Dijebak Jaksa, Saya Tetap Sabar
Nasrun Haroen menggeleng takzim ketika ditanyakan proses awalnya hingga dia ter seret ke kursi pesakitan Pengadilan Negeri (PN) Padang. Mantan Ketua Umum Majelis Ulama Indonesia (MUI) Sumbar itu masih tidak percaya kalau nasibnya akan berujung pada ketuk palu hakim.
“Saya tidak tahu kenapa, saya tidak mengerti kenapa saya dibeginikan,” katanya kepada Singgalang, Senin (22/8).
Terkait kasus dugaan korupsi yang menimpanya kini, Guru Besar UIN Syarif Hidayatullah ini mengaku sama sekali tidak pernah tahu kalau laporan pertanggungjawaban (LPj) dana MUI Rp500 juta itu belum diselesaikan.
“Surat peringatan terkait belum diselesaikannya LPj tersebut tidak pernah sampai ke tangan saya. Saya tidak tahu menahu tentang LPj, saya anggap sudah beres. Makanya saya santai saja ketika dipanggil kejaksaan pada Agustus 2010 lalu,” katanya.
Kisah hidupnya juga tak luput dari kulindan permasalahan. Tahun 2001 dia pernah terpilih menjadi Rektor Institut Agama Islam Negeri (IAIN) Imam Bonjol dengan suara mayoritas, namun dia tak pernah dilantik. Terpilih kedua kalinya pada 2005 dengan kemenangan mutlak, dia pun juga tak kunjung dilantik.

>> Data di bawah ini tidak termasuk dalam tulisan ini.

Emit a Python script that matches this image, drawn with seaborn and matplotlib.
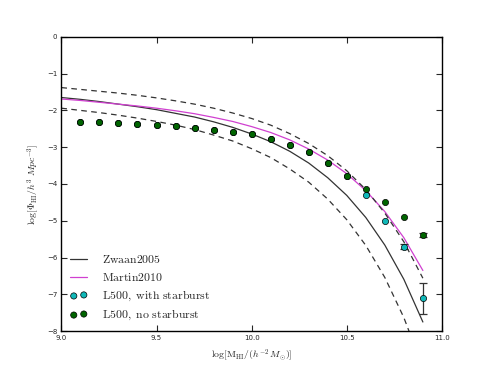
import numpy as np
import pandas as pd
import seaborn as sns
import matplotlib.pyplot as plt

# HI mass function curves (log M_HI in h^-2 Msun)
curve_mass = [9.0, 9.1, 9.2, 9.3, 9.4, 9.5, 9.6, 9.7, 9.8, 9.9,
              10.0, 10.1, 10.2, 10.3, 10.4, 10.5, 10.6, 10.7, 10.8, 10.9]
zwaan = [-1.65, -1.70, -1.76, -1.83, -1.90, -1.98, -2.08, -2.18, -2.31, -2.46,
         -2.64, -2.85, -3.11, -3.43, -3.83, -4.31, -4.91, -5.66, -6.59, -7.75]
zwaan_upper = [-1.38, -1.43, -1.48, -1.53, -1.59, -1.66, -1.74, -1.83, -1.94, -2.07,
               -2.22, -2.40, -2.63, -2.90, -3.23, -3.64, -4.15, -4.79, -5.57, -6.56]
zwaan_lower = [-1.94, -2.00, -2.06, -2.13, -2.21, -2.30, -2.40, -2.52, -2.67, -2.83,
               -3.04, -3.28, -3.59, -3.95, -4.41, -4.97, -5.67, -6.54, -7.63, -8.99]
martin = [-1.69, -1.73, -1.78, -1.83, -1.88, -1.94, -2.01, -2.09, -2.19, -2.30,
          -2.44, -2.60, -2.80, -3.05, -3.35, -3.72, -4.18, -4.75, -5.46, -6.35]

# simulation points (L500 box)
sim_mass = [9.1, 9.2, 9.3, 9.4, 9.5, 9.6, 9.7, 9.8, 9.9, 10.0,
            10.1, 10.2, 10.3, 10.4, 10.5, 10.6, 10.7, 10.8, 10.9]
no_starburst = [-2.31, -2.31, -2.35, -2.37, -2.40, -2.43, -2.47, -2.52, -2.58, -2.65,
                -2.77, -2.93, -3.13, -3.43, -3.78, -4.14, -4.50, -4.89, -5.38]
no_starburst_err = [0, 0, 0, 0, 0, 0, 0, 0, 0, 0,
                    0, 0, 0, 0, 0, 0, 0, 0, 0.06]
with_starburst = [-2.31, -2.31, -2.35, -2.37, -2.40, -2.43, -2.47, -2.52, -2.58, -2.65,
                  -2.77, -2.93, -3.13, -3.43, -3.78, -4.31, -5.00, -5.70, -7.11]
with_starburst_err = [0, 0, 0, 0, 0, 0, 0, 0, 0, 0,
                      0, 0, 0, 0, 0, 0, 0, 0.06, 0.42]


def setup_style():
    sns.set_style("ticks")
    plt.rcParams.update({
        "mathtext.fontset": "cm",
        "xtick.direction": "in",
        "ytick.direction": "in",
        "xtick.top": True,
        "ytick.right": True,
        "xtick.labelsize": 5,
        "ytick.labelsize": 5,
        "xtick.major.size": 4,
        "ytick.major.size": 4,
        "xtick.major.pad": 3,
        "ytick.major.pad": 3,
        "axes.linewidth": 1.0,
        "axes.edgecolor": "black",
    })


def plot_mass_function():
    fig = plt.figure(figsize=(4.91, 3.68), dpi=100)
    ax = fig.add_axes([0.125, 0.1, 0.775, 0.8])

    curves = pd.DataFrame({"mass": curve_mass, "zwaan": zwaan, "upper": zwaan_upper,
                           "lower": zwaan_lower, "martin": martin})
    sim = pd.DataFrame({"mass": sim_mass, "nosb": no_starburst, "nosb_err": no_starburst_err,
                        "sb": with_starburst, "sb_err": with_starburst_err})

    sns.lineplot(data=curves, x="mass", y="zwaan", color="#333333", lw=0.9, ax=ax)
    sns.lineplot(data=curves, x="mass", y="martin", color="#d040d0", lw=0.9, ax=ax)
    sns.lineplot(data=curves, x="mass", y="upper", color="#333333", lw=0.9,
                 linestyle=(0, (4.5, 3.5)), ax=ax)
    sns.lineplot(data=curves, x="mass", y="lower", color="#333333", lw=0.9,
                 linestyle=(0, (4.5, 3.5)), ax=ax)

    err_sb = sim[sim["sb_err"] > 0]
    err_nosb = sim[sim["nosb_err"] > 0]
    ax.errorbar(err_sb["mass"], err_sb["sb"], yerr=err_sb["sb_err"], fmt="none",
                ecolor="#333333", elinewidth=0.9, capsize=3, capthick=0.9)
    ax.errorbar(err_nosb["mass"], err_nosb["nosb"], yerr=err_nosb["nosb_err"], fmt="none",
                ecolor="#333333", elinewidth=0.9, capsize=3, capthick=0.9)

    sns.scatterplot(data=sim, x="mass", y="sb", color="#10b8b8", s=20,
                    edgecolor="black", linewidth=0.5, ax=ax, zorder=3)
    sns.scatterplot(data=sim, x="mass", y="nosb", color="#006400", s=20,
                    edgecolor="black", linewidth=0.5, ax=ax, zorder=4)

    ax.set_xlim(9.0, 11.0)
    ax.set_ylim(-8, 0)
    ax.set_xticks([9.0, 9.5, 10.0, 10.5, 11.0])
    ax.set_yticks(range(-8, 1))
    ax.set_xlabel(r"$\log[\mathrm{M}_{\mathrm{HI}}/(h^{-2}\,M_{\odot})]$", fontsize=7)
    ax.set_ylabel(r"$\log[\Phi_{\mathrm{HI}}/h^{3}\ Mpc^{-3}]$", fontsize=7)

    handles = ax.lines[:2] + ax.collections[-2:]
    labels = [r"$\mathrm{Zwaan2005}$", r"$\mathrm{Martin2010}$",
              r"$\mathrm{L500,\ with\ starburst}$", r"$\mathrm{L500,\ no\ starburst}$"]
    ax.legend(handles, labels, loc="lower left", frameon=False, fontsize=8.5,
              scatterpoints=2, handlelength=1.45, handletextpad=1.2,
              labelspacing=0.4, borderaxespad=0.35)

    fig.savefig("out.png", dpi=100)
    plt.close(fig)


def main():
    setup_style()
    plot_mass_function()


if __name__ == "__main__":
    main()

“Sama dengan kasus pertama, saya tidak dilantik karena bendera saya dengan menteri agama berbeda,” ujarnya santai sambil tertawa.
Kala itu mahasiswa sempat rusuh lantaran sang rektor terpilih tak jua dinobatkan memimpin IAIN IB. Gejolak mahasiswa itu membuat Nasrun Haroen diminta datang ke Jakarta secara tidak resmi. Dia datang dan diberi surat kalau dia dimutasikan ke Departemen Agama.
“Ketika itu saya katakan pada Menteri Agama, surat bapak sudah saya baca, sudah saya pahami, namun saya belum bisa memutuskan apa-apa, saya mesti berbicara dulu dengan rekan-rekan di IAIN IB,” terangnya.
Namun apa mau dikata, seminggu pasca pemanggilan nonresmi itu, dia langsung dilantik menjadi Direktur Pemberdayaan Zakat di Departemen Agama. Jawaban lisannya terhadap surat tersebut tidaklah diindahkan. Dia tetap menjalankan tugas meski ada jua ganjalan di lubuk hati.
“Sudah menjadi prinsip saya, kalau sudah dipercayai mengemban suatu pekerjaan, saya akan jalankan, tak akan protes lagi,” katanya.
Dia mengenang, cita-cita besarnya ketika menjadi rektor ketika itu adalah membersihkan semua praktik-praktik kotor yang ada di IAIN IB. Tapi Tuhan belum mengizinkan.
Dalam wawancara khususnya dengan Singgalang, mantan dekan Fakultas Syariah itu juga sempat menceritakan bagaimana pengunduran dirinya dari kursi dekan hanya karena tak sejalan dengan beberapa orang-orang di fakultas. Disinggungnya pula tentang perong-rongan yang dilakukan oleh jajaran pejabat-pejabat tertentu di Fakultas Syariah.
“Saya pikir saya harus mundur, sudah sangat tidak sesuai dengan prinsip saya. Saya pun memutuskan untuk jadi dosen biasa,” katanya.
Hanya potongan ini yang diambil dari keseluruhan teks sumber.